# Self Propelled Track Chipper



## thansen (Aug 15, 2009)

How much per hour is a self propelled track chipper worth?


----------



## ASD (Aug 15, 2009)

What size is the chipper ?

How many other track chippers are their in the area ?

How much time will it save to use a track unit over a wheeled unit ?


----------



## thansen (Aug 15, 2009)

Hey Asd
Thanks for the reply, I lost your contact info. I'm lookin pretty hard at a 1890 bandit with a winch. No body else has one around here. I would be cleaning up burn areas so it would be some nasty stuff, mostly burnt ponderosa pine and juiniper. Basically getting rid of the big black stuff that no body like to look at or deal with. It's in the city limits so it cant be burnt, and I'm thinking hauling would be way to much. Just trying to get an idea if a machine like this would pay for itself.
Trav


----------



## ASD (Aug 15, 2009)

Well if we rent it out we get $1500 per day with an operator for our 1890 with a winch. But that's here in CA. If we are using it on our own jobs we bid it like you would and by using the track unit we just get the jobs done faster and that makes the bottom line go up :biggrinbounce2:


----------



## thansen (Aug 16, 2009)

ASD,
Here is a pic of the type of thing we would be getting into. Any suggestions? Normally we just cut the logs into lengths that my T300 and winch can haul up the hill and deck the material, limb everything, stack the logs for hauling, and run the limbs through the BC1000 that we have. I've got a project that is about 20 acres worth of this kind of stuff. How would you go about it? Do you think a track machine would speed up the process? How strong are the winches on those 1890 machines? Thanks for any input.
View attachment 106441


----------



## ASD (Aug 16, 2009)

Looking at the pic's I would fall all the trees up hill like the pic shows run the track chipper to the bottom of the hill and work up and repeat as necessary. Our 1890 track chipper would have no problem on that hill and the winch would pull any of the trees that I see. If ground disturbance is not a problem I would send our Kobelco ED 190 excavator to feed the chipper. Then our T-320 with the rock hound mower to dress up any slash depending on how clean the customer wants it. We have done a couple of burn clean up's and I would much rather be in a cab with heat and ac and a radio then sucking black dust!! 
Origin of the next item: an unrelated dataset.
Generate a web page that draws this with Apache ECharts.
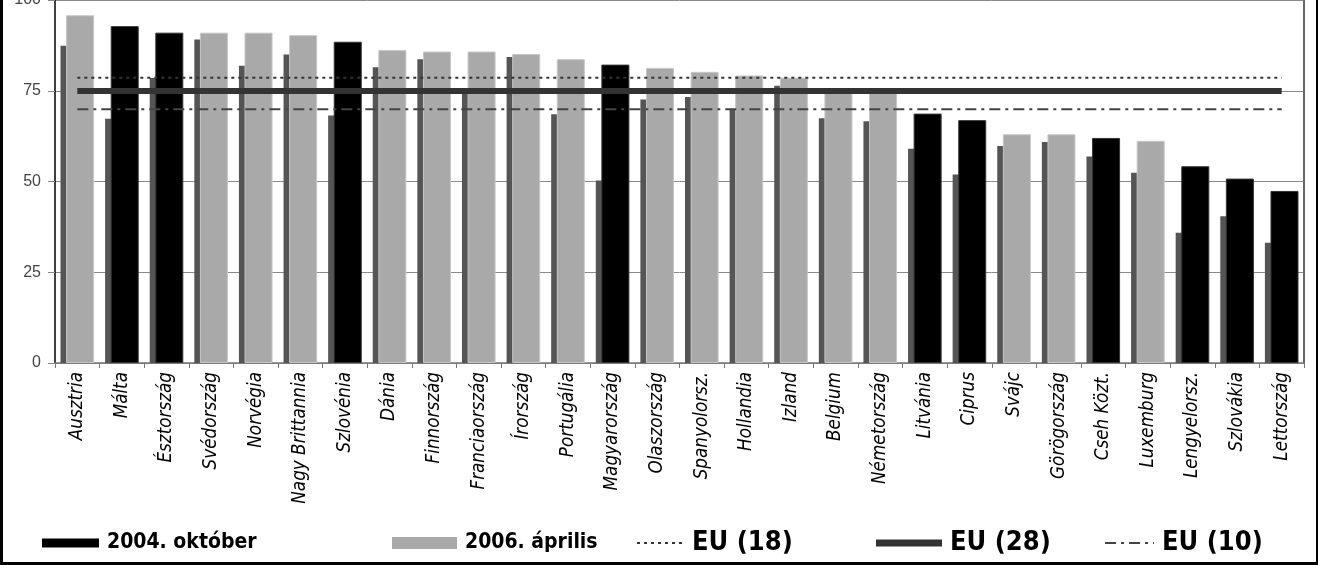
<!DOCTYPE html>
<html>
<head>
<meta charset="utf-8">
<script src="https://cdn.jsdelivr.net/npm/echarts@6/dist/echarts.min.js"></script>
<style>
html,body{margin:0;padding:0;background:#fff;}
#chart{width:1318px;height:565px;}
</style>
</head>
<body>
<div id="chart"></div>
<script>
// ---- data ----
const categories = ['Ausztria','Málta','Észtország','Svédország','Norvégia','Nagy Brittannia','Szlovénia','Dánia','Finnország','Franciaország','Írország','Portugália','Magyarország','Olaszország','Spanyolorsz.','Hollandia','Izland','Belgium','Németország','Litvánia','Ciprus','Svájc','Görögország','Cseh Közt.','Luxemburg','Lengyelorsz.','Szlovákia','Lettország'];
const values2004 = [87.4, 67.3, 78.5, 89.1, 81.9, 85.0, 68.2, 81.5, 83.7, 74.5, 84.3, 68.5, 50.3, 72.6, 73.3, 69.9, 76.4, 67.4, 66.6, 59.0, 51.9, 59.8, 60.9, 56.9, 52.4, 35.9, 40.4, 33.1];
const values2006 = [95.8, 92.8, 91.0, 91.0, 91.0, 90.3, 88.5, 86.2, 85.8, 85.8, 85.1, 83.7, 82.2, 81.3, 80.2, 79.2, 78.6, 75.0, 74.8, 68.7, 66.9, 63.0, 63.0, 62.0, 61.2, 54.2, 50.8, 47.4];
const newMember = [false, true, true, false, false, false, true, false, false, false, false, false, true, false, false, false, false, false, false, true, true, false, false, true, false, true, true, true];
const eu18 = 78.6;
const eu28 = 74.9;
const eu10 = 69.9;
const yTicks = [0, 25, 50, 75, 100];
const seriesNames = ['2004. október', '2006. április', 'EU (18)', 'EU (28)', 'EU (10)'];

// ---- font selection ----
const cv = document.createElement('canvas').getContext('2d');
function w(font, txt){ cv.font = font; return cv.measureText(txt).width; }
function has(fam){ return w("italic 100px '" + fam + "', monospace", 'Nagy Brittannia') !== w('italic 100px monospace', 'Nagy Brittannia'); }
const labelFam = has('Liberation Sans Narrow') ? 'Liberation Sans Narrow' : (has('DejaVu Sans Condensed') ? 'DejaVu Sans Condensed' : 'sans-serif');
const labelSize = Math.round(132 / w("italic 100px '" + labelFam + "'", 'Nagy Brittannia') * 100 * 10) / 10;
const legFam = has('DejaVu Sans Condensed') ? 'DejaVu Sans Condensed' : 'DejaVu Sans';

const chart = echarts.init(document.getElementById('chart'), null, {renderer: 'canvas'});

function legendAt(name, left, itemWidth, itemHeight, fontSize, extra) {
  return Object.assign({
    data: [name],
    left: left,
    top: 528,
    padding: 0,
    itemWidth: itemWidth,
    itemHeight: itemHeight,
    selectedMode: false,
    textStyle: {fontFamily: legFam, fontWeight: 'bold', fontSize: fontSize, color: '#000', lineHeight: 30, padding: [0, 0, 0, 3]}
  }, extra || {});
}
const noSymbol = {color: 'rgba(0,0,0,0)', borderColor: 'rgba(0,0,0,0)', borderWidth: 0, opacity: 0};

const option = {
  animation: false,
  backgroundColor: '#fff',
  grid: {left: 55, right: 14, top: 0, bottom: 202, containLabel: false, outerBoundsMode: 'none'},
  legend: [
    legendAt(seriesNames[0], 42, 57, 9, 21, {data: [{name: seriesNames[0], icon: 'rect', itemStyle: {color: '#000'}}]}),
    legendAt(seriesNames[1], 392, 65, 12, 21, {data: [{name: seriesNames[1], icon: 'rect', itemStyle: {color: '#a9a9a9'}}]}),
    legendAt(seriesNames[2], 636, 47, 10, 27, {data: [{name: seriesNames[2], itemStyle: noSymbol}]}),
    legendAt(seriesNames[3], 876, 66, 7, 27, {data: [{name: seriesNames[3], icon: 'rect', itemStyle: {color: '#333'}}]}),
    legendAt(seriesNames[4], 1104, 49, 10, 27, {data: [{name: seriesNames[4], itemStyle: noSymbol}]})
  ],
  xAxis: {
    type: 'category',
    data: categories,
    axisLine: {lineStyle: {color: '#777', width: 1.5}},
    axisTick: {show: true, length: 5, lineStyle: {color: '#777'}},
    axisLabel: {rotate: 90, margin: 9, fontFamily: labelFam, fontStyle: 'italic', fontSize: labelSize, color: '#000'}
  },
  yAxis: [{
    type: 'value', min: yTicks[0], max: yTicks[yTicks.length - 1], interval: 25,
    axisLine: {show: true, lineStyle: {color: '#000', width: 1.5}},
    axisTick: {show: true, length: 7, lineStyle: {color: '#888'}},
    axisLabel: {margin: 14, fontFamily: 'Liberation Sans', fontSize: 16, color: '#444'},
    splitLine: {lineStyle: {color: '#8a8a8a', width: 1}}
  }, {
    type: 'value', position: 'right', min: 0, max: 100, interval: 25,
    axisLine: {show: true, lineStyle: {color: '#666', width: 2}},
    axisTick: {show: false}, axisLabel: {show: false}, splitLine: {show: false}
  }],
  series: [
    {
      name: seriesNames[0], type: 'bar', data: values2004, barWidth: 28, barGap: '-80%',
      itemStyle: {color: '#555'}, z: 2
    },
    {
      name: seriesNames[1], type: 'bar', barWidth: 28,
      data: values2006.map((v, i) => ({value: v, itemStyle: newMember[i] ? {color: '#000', borderColor: '#333', borderWidth: 1} : {color: '#a9a9a9', borderColor: '#c6c6c6', borderWidth: 1}})),
      itemStyle: {color: '#a9a9a9'}, z: 3
    },
    {
      name: seriesNames[2], type: 'line', data: categories.map(() => eu18), symbol: 'none',
      lineStyle: {color: '#333', width: 2, type: [3, 4]}, z: 5
    },
    {
      name: seriesNames[3], type: 'line', data: categories.map(() => eu28), symbol: 'none',
      lineStyle: {color: '#333', width: 6}, z: 6
    },
    {
      name: seriesNames[4], type: 'line', data: categories.map(() => eu10), symbol: 'none',
      lineStyle: {color: '#444', width: 2, type: [11, 5, 3, 5]}, z: 5
    }
  ],
  graphic: [
    {type: 'rect', left: 0, top: 0, shape: {width: 3, height: 565}, style: {fill: '#000'}, z: 100},
    {type: 'rect', left: 1316, top: 0, shape: {width: 2, height: 565}, style: {fill: '#000'}, z: 100},
    {type: 'rect', left: 0, top: 562, shape: {width: 1318, height: 3}, style: {fill: '#000'}, z: 100}
  ]
};
chart.setOption(option);
</script>
</body>
</html>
As for the 20 acres about 4 days with

1 guy on saw
1 guy in a T-320 bobcat
1 guy in the Kobelco ED-190 with the chipper remote


----------



## thansen (Aug 16, 2009)

Wow, 4 days huh? Thats incredible, I feel pretty fortunate to have the equipment that I do have, but it always amazes me how much more you can do with bigger and better equipment. My "want" and "need" list just keeps getting bigger and bigger. I agree it would be nice to be able to be in a Cab with the AC going rather then sucking on black dust all day. Damn, I need more stuff. LOL!


----------



## thansen (Aug 16, 2009)

Forgot to ask what kind of $ figure you put on a project like that?


----------



## ASD (Aug 16, 2009)

Well that's a tricky question here in CA. I could do it for as low as $8,760 ($438 per ac.) but I try to find out who I am bidding against.

We are doing a job right now clearing trees and brush at $5,000 per acre with our equipment because all the other co's that were biding the project were going to use hand crews (15 man crew) and it would have taken them about 4 weeks and we are going to be their about 5 days with 5 men and our toys


----------